- THE REQUEST
Each line containing the word "code" should be found and copied.

(Stored dataset items)
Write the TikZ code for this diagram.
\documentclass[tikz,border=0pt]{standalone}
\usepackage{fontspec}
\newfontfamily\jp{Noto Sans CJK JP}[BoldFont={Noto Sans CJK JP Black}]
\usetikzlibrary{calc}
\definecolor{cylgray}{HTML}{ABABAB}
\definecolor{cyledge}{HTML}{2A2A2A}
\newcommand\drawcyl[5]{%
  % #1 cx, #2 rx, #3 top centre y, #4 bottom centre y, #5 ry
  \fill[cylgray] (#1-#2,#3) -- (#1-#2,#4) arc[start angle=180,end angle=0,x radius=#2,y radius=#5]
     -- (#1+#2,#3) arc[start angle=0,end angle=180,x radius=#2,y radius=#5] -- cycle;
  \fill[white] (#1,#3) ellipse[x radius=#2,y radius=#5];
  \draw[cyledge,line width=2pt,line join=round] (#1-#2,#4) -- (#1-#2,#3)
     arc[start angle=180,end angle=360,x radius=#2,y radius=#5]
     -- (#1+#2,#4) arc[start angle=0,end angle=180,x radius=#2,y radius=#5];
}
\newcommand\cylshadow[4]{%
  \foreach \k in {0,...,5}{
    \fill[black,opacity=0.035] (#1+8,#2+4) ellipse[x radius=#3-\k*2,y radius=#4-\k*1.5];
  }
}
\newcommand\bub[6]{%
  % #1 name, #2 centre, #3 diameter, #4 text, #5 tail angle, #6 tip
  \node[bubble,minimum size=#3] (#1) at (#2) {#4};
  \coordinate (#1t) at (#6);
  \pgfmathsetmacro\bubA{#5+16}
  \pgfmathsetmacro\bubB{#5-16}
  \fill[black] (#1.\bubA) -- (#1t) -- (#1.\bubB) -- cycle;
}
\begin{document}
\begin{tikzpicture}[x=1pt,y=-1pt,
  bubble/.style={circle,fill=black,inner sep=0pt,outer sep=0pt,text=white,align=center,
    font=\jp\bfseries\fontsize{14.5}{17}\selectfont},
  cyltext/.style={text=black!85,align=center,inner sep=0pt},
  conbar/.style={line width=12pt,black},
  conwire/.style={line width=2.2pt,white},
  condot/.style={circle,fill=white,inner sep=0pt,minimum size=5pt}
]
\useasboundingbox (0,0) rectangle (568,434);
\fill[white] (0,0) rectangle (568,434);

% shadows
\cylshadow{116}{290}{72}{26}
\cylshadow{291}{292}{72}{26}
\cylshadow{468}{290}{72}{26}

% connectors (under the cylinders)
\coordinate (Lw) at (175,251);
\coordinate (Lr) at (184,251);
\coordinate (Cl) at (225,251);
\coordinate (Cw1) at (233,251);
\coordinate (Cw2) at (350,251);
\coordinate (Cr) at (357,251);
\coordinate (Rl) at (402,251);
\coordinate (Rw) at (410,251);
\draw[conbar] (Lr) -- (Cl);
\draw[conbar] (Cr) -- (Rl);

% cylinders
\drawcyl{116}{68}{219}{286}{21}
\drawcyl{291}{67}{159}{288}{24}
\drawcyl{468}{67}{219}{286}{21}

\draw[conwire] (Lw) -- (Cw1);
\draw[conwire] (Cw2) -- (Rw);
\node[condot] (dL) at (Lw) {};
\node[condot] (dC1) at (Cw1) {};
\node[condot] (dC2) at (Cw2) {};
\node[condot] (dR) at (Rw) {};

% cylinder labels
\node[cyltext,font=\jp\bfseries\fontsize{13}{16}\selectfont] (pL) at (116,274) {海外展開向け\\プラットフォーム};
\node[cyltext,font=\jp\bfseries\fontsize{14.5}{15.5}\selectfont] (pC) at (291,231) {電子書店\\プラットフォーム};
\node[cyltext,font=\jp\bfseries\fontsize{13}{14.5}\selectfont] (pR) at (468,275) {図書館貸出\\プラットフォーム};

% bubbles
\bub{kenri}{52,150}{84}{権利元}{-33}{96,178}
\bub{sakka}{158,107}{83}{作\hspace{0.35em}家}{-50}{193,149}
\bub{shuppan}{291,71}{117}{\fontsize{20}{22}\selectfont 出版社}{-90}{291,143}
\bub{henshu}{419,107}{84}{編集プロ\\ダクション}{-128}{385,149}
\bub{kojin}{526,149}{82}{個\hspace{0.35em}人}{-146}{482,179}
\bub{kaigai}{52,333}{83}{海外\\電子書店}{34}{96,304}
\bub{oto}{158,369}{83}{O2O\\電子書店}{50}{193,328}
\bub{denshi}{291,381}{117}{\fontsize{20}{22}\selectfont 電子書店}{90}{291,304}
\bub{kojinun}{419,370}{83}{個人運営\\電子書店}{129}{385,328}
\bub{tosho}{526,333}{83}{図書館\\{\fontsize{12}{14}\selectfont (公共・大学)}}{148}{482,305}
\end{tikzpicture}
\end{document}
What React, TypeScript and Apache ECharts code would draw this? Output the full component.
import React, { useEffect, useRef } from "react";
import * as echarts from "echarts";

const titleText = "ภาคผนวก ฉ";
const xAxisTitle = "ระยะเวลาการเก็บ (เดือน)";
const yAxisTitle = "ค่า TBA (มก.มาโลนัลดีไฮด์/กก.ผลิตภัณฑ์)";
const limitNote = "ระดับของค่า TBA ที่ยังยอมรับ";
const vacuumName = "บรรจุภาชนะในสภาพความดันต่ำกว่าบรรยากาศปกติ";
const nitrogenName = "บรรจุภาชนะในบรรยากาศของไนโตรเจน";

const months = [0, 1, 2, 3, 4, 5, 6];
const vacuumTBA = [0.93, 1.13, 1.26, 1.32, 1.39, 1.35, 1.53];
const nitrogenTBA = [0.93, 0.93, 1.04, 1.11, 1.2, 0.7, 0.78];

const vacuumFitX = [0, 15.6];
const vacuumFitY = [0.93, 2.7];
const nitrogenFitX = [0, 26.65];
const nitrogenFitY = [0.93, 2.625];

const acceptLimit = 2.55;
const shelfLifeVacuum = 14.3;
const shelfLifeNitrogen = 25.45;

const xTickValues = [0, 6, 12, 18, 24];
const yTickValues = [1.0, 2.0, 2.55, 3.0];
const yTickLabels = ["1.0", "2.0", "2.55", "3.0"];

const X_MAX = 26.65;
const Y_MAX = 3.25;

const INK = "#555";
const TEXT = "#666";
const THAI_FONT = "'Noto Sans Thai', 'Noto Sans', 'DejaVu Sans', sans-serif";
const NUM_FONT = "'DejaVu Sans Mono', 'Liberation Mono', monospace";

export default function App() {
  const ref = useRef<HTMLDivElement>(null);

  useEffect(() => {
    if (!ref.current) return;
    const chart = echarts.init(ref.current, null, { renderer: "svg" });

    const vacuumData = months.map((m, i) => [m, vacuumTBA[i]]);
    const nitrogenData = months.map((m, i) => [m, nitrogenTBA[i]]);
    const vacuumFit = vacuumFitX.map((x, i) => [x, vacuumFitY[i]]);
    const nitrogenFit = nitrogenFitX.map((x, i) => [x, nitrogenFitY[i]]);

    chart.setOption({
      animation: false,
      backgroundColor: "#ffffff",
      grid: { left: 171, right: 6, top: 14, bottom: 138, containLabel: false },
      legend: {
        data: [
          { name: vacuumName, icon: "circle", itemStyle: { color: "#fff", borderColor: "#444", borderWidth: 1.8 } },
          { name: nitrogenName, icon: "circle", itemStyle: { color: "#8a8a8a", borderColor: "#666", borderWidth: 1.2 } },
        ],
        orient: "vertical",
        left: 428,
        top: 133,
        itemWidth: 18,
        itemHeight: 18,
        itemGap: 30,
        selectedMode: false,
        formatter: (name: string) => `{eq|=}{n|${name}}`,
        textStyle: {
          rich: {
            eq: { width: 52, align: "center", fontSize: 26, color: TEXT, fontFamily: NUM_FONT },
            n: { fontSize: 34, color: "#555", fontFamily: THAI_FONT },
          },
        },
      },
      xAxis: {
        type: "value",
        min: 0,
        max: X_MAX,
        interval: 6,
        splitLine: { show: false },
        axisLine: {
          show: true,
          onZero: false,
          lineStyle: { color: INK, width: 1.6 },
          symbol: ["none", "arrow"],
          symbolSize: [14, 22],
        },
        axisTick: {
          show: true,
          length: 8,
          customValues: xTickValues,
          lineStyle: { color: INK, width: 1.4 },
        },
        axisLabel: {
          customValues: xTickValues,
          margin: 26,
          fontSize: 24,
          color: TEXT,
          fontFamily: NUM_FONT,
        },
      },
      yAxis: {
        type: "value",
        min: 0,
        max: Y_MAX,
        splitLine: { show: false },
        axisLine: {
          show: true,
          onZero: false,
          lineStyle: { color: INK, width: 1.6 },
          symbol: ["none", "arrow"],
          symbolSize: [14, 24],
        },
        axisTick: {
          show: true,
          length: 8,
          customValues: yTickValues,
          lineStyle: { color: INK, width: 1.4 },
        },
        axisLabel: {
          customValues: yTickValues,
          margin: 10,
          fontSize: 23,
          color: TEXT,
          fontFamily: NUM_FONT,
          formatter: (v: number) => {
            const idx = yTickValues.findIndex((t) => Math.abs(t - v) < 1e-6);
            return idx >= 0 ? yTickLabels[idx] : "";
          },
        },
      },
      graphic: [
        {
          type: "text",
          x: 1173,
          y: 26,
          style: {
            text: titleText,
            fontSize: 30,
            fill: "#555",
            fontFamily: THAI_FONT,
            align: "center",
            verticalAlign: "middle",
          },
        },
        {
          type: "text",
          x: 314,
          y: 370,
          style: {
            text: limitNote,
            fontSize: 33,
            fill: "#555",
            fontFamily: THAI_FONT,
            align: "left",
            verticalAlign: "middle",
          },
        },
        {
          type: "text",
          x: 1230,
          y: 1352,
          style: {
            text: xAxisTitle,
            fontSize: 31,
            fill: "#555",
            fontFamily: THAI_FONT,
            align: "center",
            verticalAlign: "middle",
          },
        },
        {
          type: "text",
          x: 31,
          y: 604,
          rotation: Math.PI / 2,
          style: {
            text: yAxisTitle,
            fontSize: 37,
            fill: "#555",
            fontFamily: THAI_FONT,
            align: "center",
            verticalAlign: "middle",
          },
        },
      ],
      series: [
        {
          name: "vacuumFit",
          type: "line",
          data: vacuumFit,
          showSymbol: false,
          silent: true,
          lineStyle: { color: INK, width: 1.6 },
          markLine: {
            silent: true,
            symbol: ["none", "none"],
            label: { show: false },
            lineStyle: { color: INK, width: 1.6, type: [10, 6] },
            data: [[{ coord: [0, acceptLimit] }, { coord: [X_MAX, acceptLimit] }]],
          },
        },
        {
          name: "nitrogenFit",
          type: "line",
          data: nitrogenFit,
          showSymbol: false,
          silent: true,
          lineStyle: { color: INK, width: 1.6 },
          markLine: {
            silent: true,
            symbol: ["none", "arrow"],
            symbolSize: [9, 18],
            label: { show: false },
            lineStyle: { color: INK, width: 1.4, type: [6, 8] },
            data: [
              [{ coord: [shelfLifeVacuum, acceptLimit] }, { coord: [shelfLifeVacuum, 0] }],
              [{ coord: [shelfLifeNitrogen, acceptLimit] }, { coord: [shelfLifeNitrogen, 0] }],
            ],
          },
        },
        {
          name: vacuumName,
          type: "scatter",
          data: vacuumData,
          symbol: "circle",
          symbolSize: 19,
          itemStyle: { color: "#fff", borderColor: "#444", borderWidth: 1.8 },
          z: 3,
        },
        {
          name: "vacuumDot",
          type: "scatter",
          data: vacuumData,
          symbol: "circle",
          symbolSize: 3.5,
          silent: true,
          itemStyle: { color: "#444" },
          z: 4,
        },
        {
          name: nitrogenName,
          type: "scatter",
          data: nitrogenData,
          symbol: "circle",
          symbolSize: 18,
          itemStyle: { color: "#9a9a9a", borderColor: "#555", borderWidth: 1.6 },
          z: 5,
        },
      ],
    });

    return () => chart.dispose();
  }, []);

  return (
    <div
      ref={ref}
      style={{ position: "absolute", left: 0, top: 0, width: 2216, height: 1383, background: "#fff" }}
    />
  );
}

- REPLY TO THE TASK
Write the TikZ code for this diagram.
What React, TypeScript and Apache ECharts code would draw this? Output the full component.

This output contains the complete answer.